08/08/25
Traverse Theatre, Edinburgh
King Lear is my favourite Shakespeare play and, fittingly, Lost Lear is my favourite 2025 Fringe production (so far). Dan Colley’s interpretation of the tragedy sees a retired actor, Joy (Venetia Bowe), who is struggling with dementia, reliving her role as the eponymous monarch. The care home staff accede to Joy’s version of reality, willingly reading in for Goneril, Regan, Cordelia and the fool. It’s kinder than confronting her with the bleak, unhappy truth, says Liam (Manus Halligan) to Joy’s estranged son.
But Conor (Gus McDonagh) takes a little more convincing. He’s uncomfortable playing Cordelia. He doesn’t want to understand the play; he wants answers from the mother who gave him up at birth. Sadly, Joy is largely unreachable, and it’s only through the bard that the pair can connect.

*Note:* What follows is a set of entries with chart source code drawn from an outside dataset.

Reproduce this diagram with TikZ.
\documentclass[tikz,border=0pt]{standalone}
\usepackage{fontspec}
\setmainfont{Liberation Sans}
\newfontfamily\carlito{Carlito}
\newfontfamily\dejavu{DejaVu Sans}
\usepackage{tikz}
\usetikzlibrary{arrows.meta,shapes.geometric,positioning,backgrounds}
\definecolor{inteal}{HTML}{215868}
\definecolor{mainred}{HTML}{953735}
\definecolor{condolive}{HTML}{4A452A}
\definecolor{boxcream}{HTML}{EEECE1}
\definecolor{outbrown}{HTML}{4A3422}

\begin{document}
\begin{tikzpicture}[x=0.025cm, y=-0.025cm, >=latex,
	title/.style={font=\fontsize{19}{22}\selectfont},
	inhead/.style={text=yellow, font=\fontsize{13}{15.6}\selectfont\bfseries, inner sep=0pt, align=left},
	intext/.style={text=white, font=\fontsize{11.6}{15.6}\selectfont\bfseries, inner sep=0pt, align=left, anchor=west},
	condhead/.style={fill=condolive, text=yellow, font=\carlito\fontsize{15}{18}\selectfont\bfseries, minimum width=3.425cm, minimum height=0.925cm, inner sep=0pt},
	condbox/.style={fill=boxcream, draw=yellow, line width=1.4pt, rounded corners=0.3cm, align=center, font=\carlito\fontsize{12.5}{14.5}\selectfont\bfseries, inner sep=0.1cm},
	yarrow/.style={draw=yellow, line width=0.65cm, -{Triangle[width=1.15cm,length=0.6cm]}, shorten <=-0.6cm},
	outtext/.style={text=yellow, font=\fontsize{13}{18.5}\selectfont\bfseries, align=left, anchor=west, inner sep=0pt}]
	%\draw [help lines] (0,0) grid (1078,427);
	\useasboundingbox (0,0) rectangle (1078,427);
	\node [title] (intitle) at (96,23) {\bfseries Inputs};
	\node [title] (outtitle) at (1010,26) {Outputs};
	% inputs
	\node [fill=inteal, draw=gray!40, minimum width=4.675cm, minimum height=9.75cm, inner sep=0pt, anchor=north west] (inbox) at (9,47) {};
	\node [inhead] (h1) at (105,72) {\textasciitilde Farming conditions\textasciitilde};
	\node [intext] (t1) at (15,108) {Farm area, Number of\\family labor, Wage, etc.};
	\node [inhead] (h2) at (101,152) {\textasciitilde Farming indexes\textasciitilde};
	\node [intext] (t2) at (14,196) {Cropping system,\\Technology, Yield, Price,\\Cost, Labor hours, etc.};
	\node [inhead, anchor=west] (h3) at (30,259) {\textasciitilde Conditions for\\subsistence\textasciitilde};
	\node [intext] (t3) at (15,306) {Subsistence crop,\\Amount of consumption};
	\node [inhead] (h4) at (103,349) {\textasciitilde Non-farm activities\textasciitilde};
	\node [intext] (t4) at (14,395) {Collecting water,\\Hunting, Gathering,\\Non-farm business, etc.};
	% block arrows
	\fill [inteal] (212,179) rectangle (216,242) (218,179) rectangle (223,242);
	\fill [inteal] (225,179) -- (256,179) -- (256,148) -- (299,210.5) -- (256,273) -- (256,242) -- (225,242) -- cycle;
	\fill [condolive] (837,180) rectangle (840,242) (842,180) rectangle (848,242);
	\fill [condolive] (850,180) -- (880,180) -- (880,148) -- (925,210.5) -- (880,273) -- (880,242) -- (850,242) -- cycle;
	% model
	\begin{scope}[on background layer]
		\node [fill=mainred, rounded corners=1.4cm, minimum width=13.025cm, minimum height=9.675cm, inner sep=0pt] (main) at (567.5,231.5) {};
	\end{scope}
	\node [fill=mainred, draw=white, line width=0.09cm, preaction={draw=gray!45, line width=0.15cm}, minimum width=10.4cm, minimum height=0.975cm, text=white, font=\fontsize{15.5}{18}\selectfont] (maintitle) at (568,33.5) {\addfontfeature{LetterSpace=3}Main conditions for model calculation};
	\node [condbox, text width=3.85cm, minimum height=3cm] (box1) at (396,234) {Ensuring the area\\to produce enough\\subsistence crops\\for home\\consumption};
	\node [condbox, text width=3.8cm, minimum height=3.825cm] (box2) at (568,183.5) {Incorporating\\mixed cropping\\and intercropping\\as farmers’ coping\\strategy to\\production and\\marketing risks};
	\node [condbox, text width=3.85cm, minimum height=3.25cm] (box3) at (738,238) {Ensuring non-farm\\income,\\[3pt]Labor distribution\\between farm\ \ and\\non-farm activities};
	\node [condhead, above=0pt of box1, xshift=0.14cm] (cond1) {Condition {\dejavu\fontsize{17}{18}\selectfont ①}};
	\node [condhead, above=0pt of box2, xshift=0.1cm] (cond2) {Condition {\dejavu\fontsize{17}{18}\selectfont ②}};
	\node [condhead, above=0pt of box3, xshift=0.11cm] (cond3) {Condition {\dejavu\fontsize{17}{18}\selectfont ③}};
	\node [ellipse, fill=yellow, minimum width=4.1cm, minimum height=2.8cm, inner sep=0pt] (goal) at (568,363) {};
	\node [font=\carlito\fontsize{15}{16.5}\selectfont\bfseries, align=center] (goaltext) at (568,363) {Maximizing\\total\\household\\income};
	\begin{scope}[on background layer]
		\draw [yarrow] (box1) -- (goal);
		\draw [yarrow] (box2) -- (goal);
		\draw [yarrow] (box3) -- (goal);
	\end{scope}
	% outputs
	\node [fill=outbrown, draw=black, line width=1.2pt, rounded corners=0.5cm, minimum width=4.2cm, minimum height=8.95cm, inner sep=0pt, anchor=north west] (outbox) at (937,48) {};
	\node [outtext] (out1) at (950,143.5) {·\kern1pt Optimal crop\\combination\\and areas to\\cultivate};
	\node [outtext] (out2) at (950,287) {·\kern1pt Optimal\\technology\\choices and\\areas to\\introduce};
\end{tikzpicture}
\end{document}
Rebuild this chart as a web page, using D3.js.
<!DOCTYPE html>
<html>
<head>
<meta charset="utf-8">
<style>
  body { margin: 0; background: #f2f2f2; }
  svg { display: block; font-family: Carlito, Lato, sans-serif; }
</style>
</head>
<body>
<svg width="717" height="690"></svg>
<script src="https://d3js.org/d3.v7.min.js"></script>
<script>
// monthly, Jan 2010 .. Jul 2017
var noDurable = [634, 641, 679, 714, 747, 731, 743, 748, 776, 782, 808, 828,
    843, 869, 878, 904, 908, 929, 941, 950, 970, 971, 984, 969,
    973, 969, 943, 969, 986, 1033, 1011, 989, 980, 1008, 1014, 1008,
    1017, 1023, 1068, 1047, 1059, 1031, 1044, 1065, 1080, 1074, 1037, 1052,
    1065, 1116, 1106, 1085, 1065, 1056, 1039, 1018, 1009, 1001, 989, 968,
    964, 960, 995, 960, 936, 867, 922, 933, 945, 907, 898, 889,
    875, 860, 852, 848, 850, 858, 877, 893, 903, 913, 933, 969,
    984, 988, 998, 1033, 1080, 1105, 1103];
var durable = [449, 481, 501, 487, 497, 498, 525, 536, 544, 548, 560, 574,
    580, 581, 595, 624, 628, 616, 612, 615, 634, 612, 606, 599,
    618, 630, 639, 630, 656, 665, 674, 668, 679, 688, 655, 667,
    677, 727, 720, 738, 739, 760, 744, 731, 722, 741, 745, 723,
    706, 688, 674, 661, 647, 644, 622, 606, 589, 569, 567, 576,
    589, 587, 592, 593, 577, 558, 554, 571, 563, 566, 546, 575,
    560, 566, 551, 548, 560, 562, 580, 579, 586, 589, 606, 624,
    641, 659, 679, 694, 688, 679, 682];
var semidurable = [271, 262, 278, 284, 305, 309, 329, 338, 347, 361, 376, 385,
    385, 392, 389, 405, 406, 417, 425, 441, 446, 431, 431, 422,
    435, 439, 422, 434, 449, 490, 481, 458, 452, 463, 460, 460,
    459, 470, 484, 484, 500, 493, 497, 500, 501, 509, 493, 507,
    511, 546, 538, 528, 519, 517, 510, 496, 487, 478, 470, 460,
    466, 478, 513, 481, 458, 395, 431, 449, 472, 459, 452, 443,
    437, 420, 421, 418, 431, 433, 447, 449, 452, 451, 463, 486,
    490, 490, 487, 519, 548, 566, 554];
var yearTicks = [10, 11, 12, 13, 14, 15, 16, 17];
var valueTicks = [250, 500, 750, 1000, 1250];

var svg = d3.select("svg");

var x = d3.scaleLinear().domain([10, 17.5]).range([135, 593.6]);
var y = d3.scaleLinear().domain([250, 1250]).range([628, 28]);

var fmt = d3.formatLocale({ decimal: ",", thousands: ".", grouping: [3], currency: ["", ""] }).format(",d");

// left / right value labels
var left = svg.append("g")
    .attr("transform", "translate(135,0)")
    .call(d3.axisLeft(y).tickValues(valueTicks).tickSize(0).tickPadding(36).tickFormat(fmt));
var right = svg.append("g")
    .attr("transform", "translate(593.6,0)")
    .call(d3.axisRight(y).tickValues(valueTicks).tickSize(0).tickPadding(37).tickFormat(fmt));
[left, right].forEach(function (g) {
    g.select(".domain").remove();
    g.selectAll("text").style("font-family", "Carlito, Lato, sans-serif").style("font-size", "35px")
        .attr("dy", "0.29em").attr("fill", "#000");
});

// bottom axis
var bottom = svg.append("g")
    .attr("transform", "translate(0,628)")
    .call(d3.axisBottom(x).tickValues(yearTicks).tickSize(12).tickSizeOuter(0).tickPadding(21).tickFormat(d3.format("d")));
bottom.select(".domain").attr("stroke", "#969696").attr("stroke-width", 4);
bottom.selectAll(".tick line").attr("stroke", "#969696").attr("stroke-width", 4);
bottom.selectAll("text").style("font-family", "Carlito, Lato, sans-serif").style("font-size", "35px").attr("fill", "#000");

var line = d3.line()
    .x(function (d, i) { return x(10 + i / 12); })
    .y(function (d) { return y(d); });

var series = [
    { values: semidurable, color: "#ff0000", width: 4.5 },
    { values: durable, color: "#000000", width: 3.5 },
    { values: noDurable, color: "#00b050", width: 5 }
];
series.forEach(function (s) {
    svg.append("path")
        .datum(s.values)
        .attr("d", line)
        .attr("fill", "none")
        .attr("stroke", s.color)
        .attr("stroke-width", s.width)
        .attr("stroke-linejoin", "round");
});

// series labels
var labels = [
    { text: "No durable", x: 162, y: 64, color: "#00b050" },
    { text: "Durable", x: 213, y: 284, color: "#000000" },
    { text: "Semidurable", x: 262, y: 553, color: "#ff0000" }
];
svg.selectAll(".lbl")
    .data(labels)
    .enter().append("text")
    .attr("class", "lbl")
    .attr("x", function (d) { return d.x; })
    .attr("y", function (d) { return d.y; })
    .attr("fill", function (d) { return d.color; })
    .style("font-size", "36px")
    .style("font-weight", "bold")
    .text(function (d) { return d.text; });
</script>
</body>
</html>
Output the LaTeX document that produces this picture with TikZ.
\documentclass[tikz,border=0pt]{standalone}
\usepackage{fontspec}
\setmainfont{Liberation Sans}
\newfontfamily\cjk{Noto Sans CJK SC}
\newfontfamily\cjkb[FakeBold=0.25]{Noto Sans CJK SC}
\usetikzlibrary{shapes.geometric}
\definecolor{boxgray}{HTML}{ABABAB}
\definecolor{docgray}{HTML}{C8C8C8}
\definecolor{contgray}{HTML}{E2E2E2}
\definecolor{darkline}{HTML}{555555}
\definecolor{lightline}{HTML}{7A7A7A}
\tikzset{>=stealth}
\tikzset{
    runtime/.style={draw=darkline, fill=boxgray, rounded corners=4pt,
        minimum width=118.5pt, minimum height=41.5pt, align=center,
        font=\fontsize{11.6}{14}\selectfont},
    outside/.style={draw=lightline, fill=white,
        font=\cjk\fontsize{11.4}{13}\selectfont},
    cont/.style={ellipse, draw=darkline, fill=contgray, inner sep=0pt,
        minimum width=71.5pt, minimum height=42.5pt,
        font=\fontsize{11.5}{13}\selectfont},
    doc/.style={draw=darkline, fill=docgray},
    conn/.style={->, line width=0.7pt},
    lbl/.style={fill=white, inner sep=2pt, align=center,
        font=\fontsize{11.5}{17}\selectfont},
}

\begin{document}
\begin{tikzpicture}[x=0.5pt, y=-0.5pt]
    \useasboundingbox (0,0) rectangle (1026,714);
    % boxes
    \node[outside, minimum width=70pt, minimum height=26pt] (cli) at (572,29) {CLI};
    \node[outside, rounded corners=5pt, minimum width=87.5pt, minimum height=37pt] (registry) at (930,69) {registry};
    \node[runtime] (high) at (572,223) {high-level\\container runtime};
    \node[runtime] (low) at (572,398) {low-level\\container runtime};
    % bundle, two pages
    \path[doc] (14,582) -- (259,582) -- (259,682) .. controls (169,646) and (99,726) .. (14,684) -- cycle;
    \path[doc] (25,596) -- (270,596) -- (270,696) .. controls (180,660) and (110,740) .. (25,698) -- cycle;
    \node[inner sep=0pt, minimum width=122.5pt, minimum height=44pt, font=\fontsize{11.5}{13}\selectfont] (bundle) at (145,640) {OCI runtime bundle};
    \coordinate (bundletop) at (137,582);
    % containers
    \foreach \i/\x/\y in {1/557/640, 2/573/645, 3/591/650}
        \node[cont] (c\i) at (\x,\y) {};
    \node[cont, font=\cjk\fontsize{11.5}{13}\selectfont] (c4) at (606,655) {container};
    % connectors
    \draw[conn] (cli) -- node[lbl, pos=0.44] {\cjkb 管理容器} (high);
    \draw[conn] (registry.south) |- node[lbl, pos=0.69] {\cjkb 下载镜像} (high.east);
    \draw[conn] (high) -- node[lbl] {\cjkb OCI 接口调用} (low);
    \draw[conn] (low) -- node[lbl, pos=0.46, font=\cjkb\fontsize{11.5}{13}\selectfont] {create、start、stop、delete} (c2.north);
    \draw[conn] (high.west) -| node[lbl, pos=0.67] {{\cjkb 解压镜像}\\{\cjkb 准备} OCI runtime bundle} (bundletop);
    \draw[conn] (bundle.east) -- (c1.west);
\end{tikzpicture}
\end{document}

Colley’s beautifully-conceived script intertwines excerpts from Lear with moments in the here and now, gently but relentlessly uncovering the horrors of cognitive decline. There is a stillness at the centre of the piece, belying the chaos of the “cataracts and hurricanoes” as Joy/Lear rages at a world s/he no longer understands. But there is layer upon layer here: this is as much an exploration of stagecraft, poetry and the nature of performance as it is of ageing, care work and the complexities of love. It’s not just a play to watch, it’s one to study too – and I make sure to buy the script as I leave the theatre, so that I can delve into it again after I’ve had some time to think.
Bowe is utterly compelling in the lead role: an imperious, querulous woman, quite difficult to like. But Liam and the other staff (Clodagh O’Farrell and Em Ormonde) treat her with such quiet respect that we take our cue from them, affording her the sympathy that everyone in her position needs. Halligan and McDonagh perform with absolute precision too, but theirs are very much supporting roles, the moons to Joy’s planet.
The set design (Andrew Clancy) and tech (Ross Ryder, Suzie Cummins, Kevin Gleeson) are integral to Lost Lear: cameras are used for extreme facial close-ups and there are microscopic projections too, creating the backdrops. I have rarely seen puppetry so well done as it is here, and never with such relevance. The tragedy is both miniaturised and magnified, viewed from inside and out.
As the metaphorical curtain falls, I turn to Philip and find him silently sobbing, his shoulders heaving, tears falling down his face, caught up in memories of his own mother’s battle with Alzheimer’s. Lost Lear feels worthy of its progenitor: a clever, multi-faceted drama; a treatise on the nature of life and death.